All the good things that the Raj left behind.

Bounty At The Brunton
Sivaram V.
Bounty At The Brunton

Brunton Boatyard
1/498, Kalvatty Road, Fort Kochi, Kochi
Meal for two:?Rs 2,000

Brunton’s Boatyard, the iconic hotel on the waterfront at Fort Kochi, is made up of all the good things that the Raj left behind.

The chhota peg, for instance, the cloth punkahs hanging from the ceiling of the broad varnished wooden open corridor; the entrance circled with oil portraits of those men of fortune—the Jews, the Dutch, the Portuguese, the Scots and the native prin­ces who coexisted with them.

As you walk up the stairs to the History Restaurant (as this part of the Boatyard is called) you actually feel you are in a timber-roofed ship sailing out to sea. The diners are made up of people who could be the exact replicas of those downstairs. Except, of course, they have brought their ancient wives with them and seem to be wearing modern clothes.
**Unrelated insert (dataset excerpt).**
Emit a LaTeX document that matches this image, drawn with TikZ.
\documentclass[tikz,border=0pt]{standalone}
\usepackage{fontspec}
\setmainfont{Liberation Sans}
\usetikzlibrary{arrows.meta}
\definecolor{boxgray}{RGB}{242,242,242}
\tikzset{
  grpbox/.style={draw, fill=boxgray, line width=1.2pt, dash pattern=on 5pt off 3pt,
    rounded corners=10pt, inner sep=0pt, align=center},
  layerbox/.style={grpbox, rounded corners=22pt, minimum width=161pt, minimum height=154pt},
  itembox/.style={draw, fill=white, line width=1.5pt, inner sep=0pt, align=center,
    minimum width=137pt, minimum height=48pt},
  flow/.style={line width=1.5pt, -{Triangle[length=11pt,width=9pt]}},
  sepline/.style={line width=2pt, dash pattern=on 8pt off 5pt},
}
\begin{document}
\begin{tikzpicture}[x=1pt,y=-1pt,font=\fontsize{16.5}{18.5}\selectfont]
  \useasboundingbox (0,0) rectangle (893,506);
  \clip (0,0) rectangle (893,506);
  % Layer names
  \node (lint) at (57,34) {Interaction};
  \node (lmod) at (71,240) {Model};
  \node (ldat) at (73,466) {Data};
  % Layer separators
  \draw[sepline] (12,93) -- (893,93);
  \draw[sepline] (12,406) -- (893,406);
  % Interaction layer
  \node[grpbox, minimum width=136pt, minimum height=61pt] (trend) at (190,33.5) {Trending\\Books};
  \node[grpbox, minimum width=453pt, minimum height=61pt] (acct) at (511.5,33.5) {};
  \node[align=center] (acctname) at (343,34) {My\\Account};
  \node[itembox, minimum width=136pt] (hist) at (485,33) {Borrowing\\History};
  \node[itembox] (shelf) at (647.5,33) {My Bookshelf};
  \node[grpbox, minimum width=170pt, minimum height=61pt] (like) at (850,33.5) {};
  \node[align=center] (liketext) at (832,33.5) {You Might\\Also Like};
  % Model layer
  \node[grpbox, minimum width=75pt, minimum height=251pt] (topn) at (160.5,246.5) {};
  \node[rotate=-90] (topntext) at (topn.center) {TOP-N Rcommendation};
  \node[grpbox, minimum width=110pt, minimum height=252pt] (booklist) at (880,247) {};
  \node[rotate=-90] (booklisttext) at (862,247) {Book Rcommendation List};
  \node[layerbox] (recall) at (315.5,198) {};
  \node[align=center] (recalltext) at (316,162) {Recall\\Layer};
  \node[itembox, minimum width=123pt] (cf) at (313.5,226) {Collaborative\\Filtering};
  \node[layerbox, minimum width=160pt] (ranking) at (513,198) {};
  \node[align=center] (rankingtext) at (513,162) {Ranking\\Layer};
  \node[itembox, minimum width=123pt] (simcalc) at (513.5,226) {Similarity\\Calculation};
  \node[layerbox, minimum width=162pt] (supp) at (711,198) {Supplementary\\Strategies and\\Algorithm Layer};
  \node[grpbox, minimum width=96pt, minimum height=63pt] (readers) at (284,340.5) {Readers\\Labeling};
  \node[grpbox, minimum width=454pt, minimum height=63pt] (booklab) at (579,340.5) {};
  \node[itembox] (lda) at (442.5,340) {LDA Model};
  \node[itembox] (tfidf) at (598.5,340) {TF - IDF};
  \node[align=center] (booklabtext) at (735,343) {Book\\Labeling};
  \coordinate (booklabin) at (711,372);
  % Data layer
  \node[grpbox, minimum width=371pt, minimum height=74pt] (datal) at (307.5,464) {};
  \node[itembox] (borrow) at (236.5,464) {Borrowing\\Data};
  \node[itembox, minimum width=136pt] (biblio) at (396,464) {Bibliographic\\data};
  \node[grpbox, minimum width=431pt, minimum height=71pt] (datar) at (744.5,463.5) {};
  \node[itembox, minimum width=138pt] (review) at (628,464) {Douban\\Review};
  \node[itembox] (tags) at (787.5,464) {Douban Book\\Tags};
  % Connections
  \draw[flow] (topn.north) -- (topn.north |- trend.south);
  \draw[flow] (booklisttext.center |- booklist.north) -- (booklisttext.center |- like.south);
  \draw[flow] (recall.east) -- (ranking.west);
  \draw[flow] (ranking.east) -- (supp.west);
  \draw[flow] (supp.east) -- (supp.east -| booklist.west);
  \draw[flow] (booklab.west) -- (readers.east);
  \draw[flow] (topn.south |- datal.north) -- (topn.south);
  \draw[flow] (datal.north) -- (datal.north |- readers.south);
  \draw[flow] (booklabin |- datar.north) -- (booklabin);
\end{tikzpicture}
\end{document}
At the History Restaurant you don’t just experience the past, you have it served on a plate. The chhota peg consists of a shot glass of ginger wine. You take small sips, while deciding whether to go Anglo-Indian, Syrian, Jewish, Dutch, Portuguese or Fish Moillee, plain and simple Kochi style.
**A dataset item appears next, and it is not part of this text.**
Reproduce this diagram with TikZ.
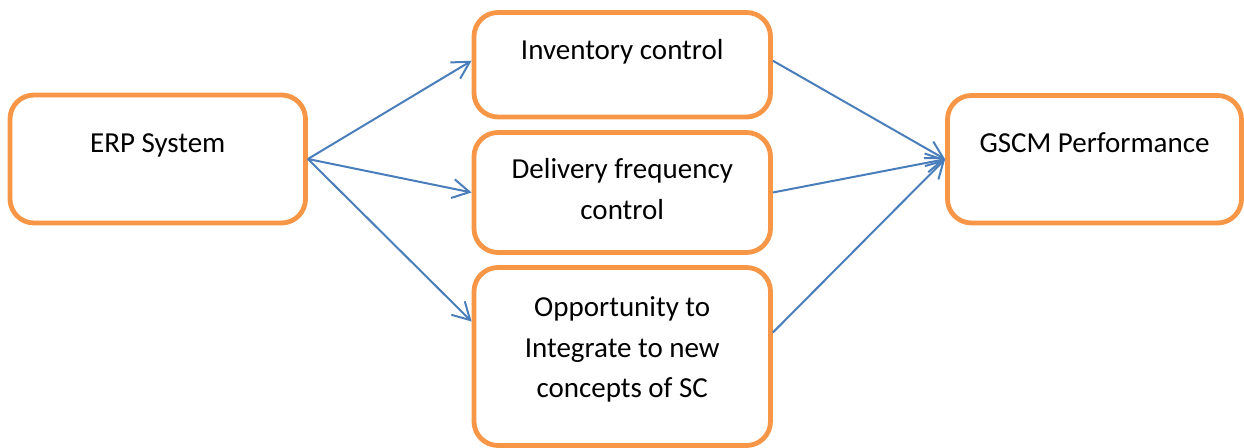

“I am a traditionalist when making my dishes,” explains Chef Ajeeth Janardhan, “but a modernist when presenting them.”

His dishes remain true to his claim. We try the crab soup and that favourite of Anglo-Indian ladies who lived in hill-stations with small yapping dogs by their feet—the mince cutlet, or breaded croquette. It comes in a bullet shape in a pool of dark juices, with diced beetroot by the side. We try the main dishes consisting of a railway mutton curry. With its bone sticking out like a miniature cannon, it celebrates an army captain who went to the kitchen pantry in the train because he had scalded his mouth eating railway mutton curry and barked ‘Koi Hai?’ The train’s cook added a dash of coconut milk and the railway mutton curry marched its way into culinary history. The fish is a Jew town specialty. It sits encrusted with shallots on a platter with a fat purple aubergine like a Jewish mother by its side, brandishing a fried okra and fistful of potatoes.

There’s just space for the coconut-jaggery baked custard, the local delight Vattalappam, served with candied slivers of pineapple.

When we step outside, the night seems spangled with flying fish. A street vendor is tossing fluorescent balls of coloured lights into the air and watching them trace patterns in the velvety darkness of a Kerala sky.